The National Sample Survey Organisation’s (NSS) report on household consumer expenditure in India in 2006-07, released last week, may have escaped most people’s attention because of the general pre-occupation with the financial crisis and economic slowdown. Still, some of the trends unveiled by NSS merit serious thought. The pattern of food consumption highlighted by NSS is a case in point. The survey indicates that the per capita spending on food rose in the rural areas to Rs 363 a month in 2006-07, from Rs 333 a year earlier, and constituted as much as 52 per cent of the total per capita expenditure. But, despite this, cereal consumption declined in both rural and urban areas, though households were spending more on such staples.
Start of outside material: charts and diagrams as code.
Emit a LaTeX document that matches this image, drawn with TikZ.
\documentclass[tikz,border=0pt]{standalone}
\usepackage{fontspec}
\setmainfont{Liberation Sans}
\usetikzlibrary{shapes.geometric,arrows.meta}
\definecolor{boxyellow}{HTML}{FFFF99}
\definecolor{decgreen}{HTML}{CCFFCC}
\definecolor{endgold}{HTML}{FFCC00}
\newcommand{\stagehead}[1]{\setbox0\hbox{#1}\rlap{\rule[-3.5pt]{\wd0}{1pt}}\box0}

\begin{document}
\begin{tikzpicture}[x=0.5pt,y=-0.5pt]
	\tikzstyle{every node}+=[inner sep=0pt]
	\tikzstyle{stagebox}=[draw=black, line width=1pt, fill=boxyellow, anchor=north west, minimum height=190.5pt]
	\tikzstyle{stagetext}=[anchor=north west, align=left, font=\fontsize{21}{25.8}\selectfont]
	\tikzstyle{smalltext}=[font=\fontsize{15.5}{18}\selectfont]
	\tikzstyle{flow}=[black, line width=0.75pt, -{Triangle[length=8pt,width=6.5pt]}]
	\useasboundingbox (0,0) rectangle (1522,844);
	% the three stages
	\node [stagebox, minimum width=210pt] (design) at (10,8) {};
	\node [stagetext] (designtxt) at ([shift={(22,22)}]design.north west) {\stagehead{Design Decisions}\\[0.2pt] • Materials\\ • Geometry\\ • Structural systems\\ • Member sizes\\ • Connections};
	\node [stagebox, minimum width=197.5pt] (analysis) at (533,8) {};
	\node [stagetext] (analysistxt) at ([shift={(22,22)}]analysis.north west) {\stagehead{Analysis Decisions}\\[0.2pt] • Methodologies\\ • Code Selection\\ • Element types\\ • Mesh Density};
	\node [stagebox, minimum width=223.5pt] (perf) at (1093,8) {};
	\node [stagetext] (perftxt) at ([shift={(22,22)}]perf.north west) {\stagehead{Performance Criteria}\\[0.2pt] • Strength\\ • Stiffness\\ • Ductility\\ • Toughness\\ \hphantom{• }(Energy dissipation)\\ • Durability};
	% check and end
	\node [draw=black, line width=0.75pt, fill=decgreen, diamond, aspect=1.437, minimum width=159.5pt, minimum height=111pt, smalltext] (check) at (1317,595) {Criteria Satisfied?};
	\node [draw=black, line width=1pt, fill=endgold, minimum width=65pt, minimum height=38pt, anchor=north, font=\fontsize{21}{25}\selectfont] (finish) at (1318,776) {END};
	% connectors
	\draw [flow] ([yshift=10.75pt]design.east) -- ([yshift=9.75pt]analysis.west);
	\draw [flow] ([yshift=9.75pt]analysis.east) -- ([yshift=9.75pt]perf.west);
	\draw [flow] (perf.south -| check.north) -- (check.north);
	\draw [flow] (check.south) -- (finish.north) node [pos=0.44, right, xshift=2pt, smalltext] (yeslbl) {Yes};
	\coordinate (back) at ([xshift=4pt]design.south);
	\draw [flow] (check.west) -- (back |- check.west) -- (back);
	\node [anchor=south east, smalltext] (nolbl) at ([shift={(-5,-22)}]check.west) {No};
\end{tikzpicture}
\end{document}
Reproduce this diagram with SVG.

This might have been hailed as a welcome development if it reflected the substitution of cereals with other, more nutritious, high-value foods. Unfortunately, that is not the case. The NSS numbers show no increase in the expenditure on milk, eggs, vegetables and edible oils. Nor can the recent spurt in food prices be the explanation, because the survey data was collected between July 2006 and June 2007 when foodgrain prices had not yet begun their upward spiral. The unprecedented rise in prices that ensued would only have worsened the situation, and presumably will be captured in subsequent surveys. The clear danger is of the spread of malnutrition.
Also disconcerting is the widening rural-urban schism that the NSS survey has re-emphasised through the statistics released on the consumption of fuel and power, and the status of housing and employment. Notably, wood, chips and cow-dung cakes continue to be the main source of fuel for an overwhelmingly proportion (84 per cent) of the rural population. In contrast, a surprisingly high 60 per cent of urbanites were found to be using cooking gas—a figure that strains credulity because of the large percentage of people in towns and cities who live on the pavement or in slums. But taking the numbers as reported, there is a sharp contrast with the rural areas, in which 42 per cent of rural homes still use kerosene lamps for lighting, for want of electric connections. One reason for the low penetration of electricity could be that more than half the rural population lives in katcha (non-concrete) or semi-pucca (partially concrete) dwelling structures, which sometimes provide little shelter from the elements.
Many of these numbers show some improvement from earlier years, but not enough to provide any real satisfaction. Admittedly, the survey relates to a period when there had been rapid economic growth for only a couple of years, and it is arguable that the situation today may be better on at least some counts—though the regional base of poverty overlaps substantially with the slow-growing belt in the heartland and therefore may not have seen much of a difference. There will be the inevitable (and necessary) questions regarding the quality of growth that is required to improve more quickly the living conditions of millions of people. Equally, rapid reforms would have prepared the economy better for the current downturn, and given the system both greater resilience as well as a better ability to bounce back. On the important question of whether the national rural employment guarantee scheme offers the answers, the NSS survey cannot provide the answer because the NREG had barely got going in 2006-07, and perhaps because of that the number of rural men who found employment in public works was 7.2 per cent, and in the case of women 3.5 per cent.